While the technology could “bring net economic benefits of $1.5 trillion by 2030” according to PwC, this sickness is a massive inhibitor to the growth of AR and VR.

One startup looking to tackle the problem is Cambridge-based Lark Optics, which has developed a way of bypassing the issues that cause these problems.

“In the real world, we perceive depth by our eyes rotating and focusing. Two different cues need to work in harmony. However, in all existing AR glasses, these cues fundamentally mismatch,” explains Lark Optics CEO Pawan Shrestha.

Having to focus on a ‘virtual screen’ on augmented reality glasses, means users have to switch focus between the real world and the augmented one. This depth mismatch causes physical discomfort and conditions like nausea, dizziness, eyestrain, and headaches.

What Lark Optics does differently, Shrestha says, is it projects the augmented reality image onto the user’s retina. This means the AR is always in focus no matter what your eyes do to adjust to the real world around you.

So far the startup has developed a proof of concept and is now iterating to refine its demonstrator model. Shrestha says they conducted two successful user studies with their proof of concept; one in their own lab and another with an external partner he prefers not to name.

When the tech is ready, they want to use a fabless model for producing the components they design, which they will then sell to original equipment manufacturers who make AR headsets.

Given they’re addressing such a fundamental challenge to the mass adoption of AR, it’s unsurprising that other companies are tackling it in other ways (more on that below).

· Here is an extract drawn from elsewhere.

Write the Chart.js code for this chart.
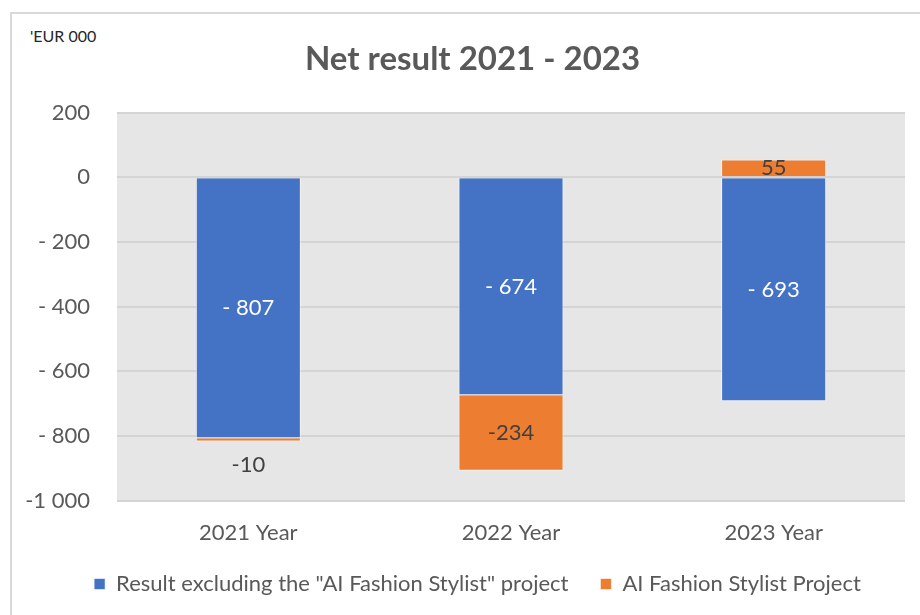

But Shrestha says his startup’s approach is the most efficient in terms of processing power and battery power, and doesn’t affect the user’s field of vision.

Shrestha grew up in rural Nepal (“really rural… I was nearly nine years old before I saw electric lights”). He says his parents’ enthusiasm for his education eventually led him to New Zealand where he obtained a masters degree in Electronics Engineering from the University of Waikato.

Keen to develop technology he could commercialise, he says he developed an interferometer. While that venture didn’t work out, his work led him on to a PhD from the University of Cambridge, where he spotted the commercial potential of a new approach to AR displays.

“It was scientifically challenging, but  it was also something that could touch the lives of many, many people,” he says.

Shrestha co-founded Lark Optics (which was previously known as AR-X Photonics) with his friend Xin Chang, and Daping Chu who previously oversaw the PhD work of Shrestha and Chang. The trio have been working together for around a decade but only got started with Lark Optics in earnest last year,

Shrestha says this week they have been joined by a new recruit, Andreas Georgiou, who previously worked at Microsoft as a principal researcher in the field of optical engineering.